Beyond Belief: Woo-woo, Science, and Seed Oils
Wellness hype, political chaos, and the beliefs that keep us afloat
After the president fumbled through unfounded medical advice for pregnant women, we found ourselves in another internet storm. Who to trust. What the science actually says. Living in a body today means being inundated with information, wading through algorithms of outrage and oversimplification, and feeling worse from the overwhelm when all we really want is to feel better. The noise makes me want to reach for a Tylenol… oh wait. It’s harder and harder to know what to believe, or what might actually help.
When leadership reeks of corruption and we are constantly faced with turmoil, we feel it in our nervous system. We clench our jaws, our shoulders tighten, our backs stiffen. Stress makes us weird and desperate. We crave mythologies that explain the chaos, scientific explanations of our pain, and leaders who promise certainty and belonging.
Titans of the wellness industry and legions of influencers have rushed to fill that void. It’s seductive to follow the loud, confident voice that insists if we just cut the processed foods and follow the rules, we’ll be safe. In aligning with authoritarianism, they borrow the same playbook of fear-mongering, scapegoating, and purity-as-salvation. The CDC is cast as the villain, eager to hook you on pharmaceuticals. Ignore our lack of universal health care, point instead to immigrants and food coloring. Atone with a detox for $19.95. Reject authority and expertise, then replace them with a cult of personality.
We are desperate to take care of ourselves but late-stage capitalism has already hit the iceberg. Are our attempts at healing just arranging the deck chairs? Maybe I should buy the anti-inflammatory, anti-aging red-light UV face mask, so I get a flattering selfie against the backdrop of climate collapse in the backyard. Beyond the absurd beauty standards and expensive wellness routines, facing our reality is exhausting. Nihilism is such a pain in the neck.
So what stories actually keep us afloat? What beliefs give us buoyancy?

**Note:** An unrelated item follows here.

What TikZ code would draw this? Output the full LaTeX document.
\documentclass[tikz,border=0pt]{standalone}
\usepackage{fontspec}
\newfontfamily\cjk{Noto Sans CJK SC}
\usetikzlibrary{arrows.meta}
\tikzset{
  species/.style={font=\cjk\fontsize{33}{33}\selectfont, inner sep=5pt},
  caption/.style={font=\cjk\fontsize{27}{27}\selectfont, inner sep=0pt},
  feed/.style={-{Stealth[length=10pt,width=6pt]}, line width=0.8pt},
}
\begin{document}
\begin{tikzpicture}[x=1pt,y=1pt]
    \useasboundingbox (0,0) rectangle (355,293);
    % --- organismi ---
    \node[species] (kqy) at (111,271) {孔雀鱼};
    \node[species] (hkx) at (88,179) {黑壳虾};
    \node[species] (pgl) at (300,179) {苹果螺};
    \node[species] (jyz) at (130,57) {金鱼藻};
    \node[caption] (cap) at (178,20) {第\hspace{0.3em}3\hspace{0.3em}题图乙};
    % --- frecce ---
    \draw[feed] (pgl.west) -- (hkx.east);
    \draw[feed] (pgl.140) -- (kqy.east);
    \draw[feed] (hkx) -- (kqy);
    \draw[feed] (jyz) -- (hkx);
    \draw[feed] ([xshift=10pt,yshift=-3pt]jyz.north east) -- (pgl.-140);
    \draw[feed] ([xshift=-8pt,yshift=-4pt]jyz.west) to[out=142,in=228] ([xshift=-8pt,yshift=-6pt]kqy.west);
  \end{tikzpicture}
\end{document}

As much as I would love to drift into idealism, I can’t summon that kind of dissociation right now. Witnessing and grieving our collapse is an essential to knowing our truth. As Christian Nationalism tightens its grip as the foundational American mythology, MAGA smashes democratic norms, destabilizes institutions, and corrodes scientific integrity. Tracking the rise of white supremacy, widening wealth disparities, and accelerating ecological destruction is exhausting. Although the alarm and critique are both urgent, thrashing in constant reactivity only drains us further.

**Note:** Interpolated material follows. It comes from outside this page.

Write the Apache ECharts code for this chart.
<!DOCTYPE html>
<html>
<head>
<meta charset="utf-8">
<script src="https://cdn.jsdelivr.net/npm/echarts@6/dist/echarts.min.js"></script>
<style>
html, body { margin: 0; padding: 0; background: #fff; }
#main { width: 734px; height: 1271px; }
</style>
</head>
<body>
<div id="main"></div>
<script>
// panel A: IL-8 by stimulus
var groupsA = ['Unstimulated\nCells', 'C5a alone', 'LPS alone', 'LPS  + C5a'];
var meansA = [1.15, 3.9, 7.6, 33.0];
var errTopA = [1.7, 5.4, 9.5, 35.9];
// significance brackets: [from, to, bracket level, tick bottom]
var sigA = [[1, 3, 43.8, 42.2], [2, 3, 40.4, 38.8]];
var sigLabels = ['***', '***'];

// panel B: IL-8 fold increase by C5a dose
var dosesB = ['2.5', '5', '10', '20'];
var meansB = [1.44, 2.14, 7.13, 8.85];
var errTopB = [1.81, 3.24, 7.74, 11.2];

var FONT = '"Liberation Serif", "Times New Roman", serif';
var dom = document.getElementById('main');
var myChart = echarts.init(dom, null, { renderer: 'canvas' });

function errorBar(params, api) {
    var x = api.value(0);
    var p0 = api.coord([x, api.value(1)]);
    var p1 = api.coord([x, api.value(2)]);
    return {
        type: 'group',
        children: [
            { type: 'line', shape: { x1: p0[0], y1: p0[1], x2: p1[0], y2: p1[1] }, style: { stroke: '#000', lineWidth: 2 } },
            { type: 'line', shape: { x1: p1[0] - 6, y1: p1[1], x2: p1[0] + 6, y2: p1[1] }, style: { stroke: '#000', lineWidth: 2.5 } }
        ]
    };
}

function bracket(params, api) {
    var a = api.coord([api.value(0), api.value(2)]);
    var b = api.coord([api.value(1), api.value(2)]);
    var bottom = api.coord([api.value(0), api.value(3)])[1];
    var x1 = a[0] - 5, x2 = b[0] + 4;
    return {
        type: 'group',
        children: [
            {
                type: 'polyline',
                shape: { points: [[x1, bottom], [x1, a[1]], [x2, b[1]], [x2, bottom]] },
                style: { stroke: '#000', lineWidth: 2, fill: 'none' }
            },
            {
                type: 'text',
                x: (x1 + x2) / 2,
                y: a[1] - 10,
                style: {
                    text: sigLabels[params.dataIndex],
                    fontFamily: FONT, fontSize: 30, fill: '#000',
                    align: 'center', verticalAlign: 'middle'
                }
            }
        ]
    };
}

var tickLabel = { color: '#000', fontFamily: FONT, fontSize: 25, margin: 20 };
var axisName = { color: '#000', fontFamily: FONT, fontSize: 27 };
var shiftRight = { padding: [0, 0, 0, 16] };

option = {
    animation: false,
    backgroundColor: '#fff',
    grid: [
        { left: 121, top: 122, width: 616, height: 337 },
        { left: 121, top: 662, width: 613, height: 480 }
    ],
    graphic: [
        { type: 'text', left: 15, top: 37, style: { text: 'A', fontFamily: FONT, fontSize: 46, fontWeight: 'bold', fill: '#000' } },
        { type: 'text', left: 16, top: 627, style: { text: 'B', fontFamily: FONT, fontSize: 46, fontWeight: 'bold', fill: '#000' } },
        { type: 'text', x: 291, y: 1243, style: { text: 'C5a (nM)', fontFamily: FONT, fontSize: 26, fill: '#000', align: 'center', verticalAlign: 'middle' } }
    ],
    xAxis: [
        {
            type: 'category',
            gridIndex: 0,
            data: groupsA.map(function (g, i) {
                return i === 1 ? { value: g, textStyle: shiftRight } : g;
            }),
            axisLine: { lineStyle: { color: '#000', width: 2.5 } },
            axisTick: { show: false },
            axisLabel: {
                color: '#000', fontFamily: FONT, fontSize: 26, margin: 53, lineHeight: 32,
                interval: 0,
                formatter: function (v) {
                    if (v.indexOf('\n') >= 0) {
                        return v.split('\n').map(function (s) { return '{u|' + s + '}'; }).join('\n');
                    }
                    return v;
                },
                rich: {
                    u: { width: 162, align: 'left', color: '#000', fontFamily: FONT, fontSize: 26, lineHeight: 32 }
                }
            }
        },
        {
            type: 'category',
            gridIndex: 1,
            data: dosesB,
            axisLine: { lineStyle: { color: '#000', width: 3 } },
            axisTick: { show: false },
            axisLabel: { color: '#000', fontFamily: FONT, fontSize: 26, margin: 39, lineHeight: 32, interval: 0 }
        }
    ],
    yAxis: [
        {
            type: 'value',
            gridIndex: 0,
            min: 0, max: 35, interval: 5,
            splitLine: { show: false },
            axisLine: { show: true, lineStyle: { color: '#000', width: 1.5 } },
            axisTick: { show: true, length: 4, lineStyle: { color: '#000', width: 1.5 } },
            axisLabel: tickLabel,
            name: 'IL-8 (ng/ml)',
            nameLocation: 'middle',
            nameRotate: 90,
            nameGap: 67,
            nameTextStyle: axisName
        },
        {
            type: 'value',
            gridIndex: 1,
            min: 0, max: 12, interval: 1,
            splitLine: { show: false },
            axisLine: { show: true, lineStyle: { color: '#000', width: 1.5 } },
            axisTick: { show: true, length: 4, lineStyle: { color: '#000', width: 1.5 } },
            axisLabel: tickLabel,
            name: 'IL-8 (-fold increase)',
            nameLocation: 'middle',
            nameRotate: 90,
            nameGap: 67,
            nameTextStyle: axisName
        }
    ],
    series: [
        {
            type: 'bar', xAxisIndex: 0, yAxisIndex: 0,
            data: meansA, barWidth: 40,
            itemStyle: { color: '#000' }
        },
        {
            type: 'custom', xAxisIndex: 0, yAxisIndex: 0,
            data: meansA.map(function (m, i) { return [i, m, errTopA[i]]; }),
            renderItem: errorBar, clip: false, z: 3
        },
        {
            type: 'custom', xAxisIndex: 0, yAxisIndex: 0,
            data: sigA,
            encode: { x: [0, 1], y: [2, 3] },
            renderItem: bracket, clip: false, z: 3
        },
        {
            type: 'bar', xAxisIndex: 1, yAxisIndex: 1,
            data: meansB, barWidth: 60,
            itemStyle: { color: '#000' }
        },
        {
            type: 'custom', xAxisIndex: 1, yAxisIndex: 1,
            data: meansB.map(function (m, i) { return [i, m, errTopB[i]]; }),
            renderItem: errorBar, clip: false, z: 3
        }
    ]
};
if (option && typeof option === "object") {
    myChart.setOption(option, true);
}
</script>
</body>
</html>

So we have to keep our heads above water and still have the bandwidth to craft a counter-narrative. How do we rebuild community cohesion, rein in technology, revive science, and repay colonial debts? It’s a lot when you’re also dealing with a nagging hip issue. Where do we even start?
To wrestle with the fragility of being in a body, being with each other, and being on a planet requires a robust belief system. While most folks I know would identify as “spiritual but not religious,” that doesn’t feel clear or strong enough right now. When my most fundamental beliefs are under attack, I have to ask what my core values really are. What do I actually believe? What can I anchor to that gets me through the day?
To answer those questions, I’m embarking on this series about belief systems. Some pieces have been simmering for years, others are I’m just at the edge of articulating. Here’s my current open tabs and rough outline of posts:
Woo-Woo, Inc.: Questioning Materialism and Selling Crystals
Magic, Manifestation, and Meritocracy
The Somatic vs. the Scientific
The Natural Way: Holistic Health, Processed Foods, and MAHA
Where Do We Belong: Finding Your (Wellness) Tribe
Uncertainty: An Anti-Fragile Belief System
Muscular Mysticism, Tarot, and Spelunking the Unknown
I will defend the scientific method (more on that in an upcoming post), but I also believe the stories we tell about our bodies, our politics, and our fragile planet shape us more than any dataset. Methodologies are not mythologies. The real challenge is not just deciding which facts are true but choosing which ideologies sustain us.
Even when we feel like we’re drowning, we need something to tether to. Embodying regeneration requires an advanced skill set and a profoundly different mindset, something that gives us buoyancy. We can get stronger, we can get clearer, and we can remind ourselves that we are in this together and can stay afloat.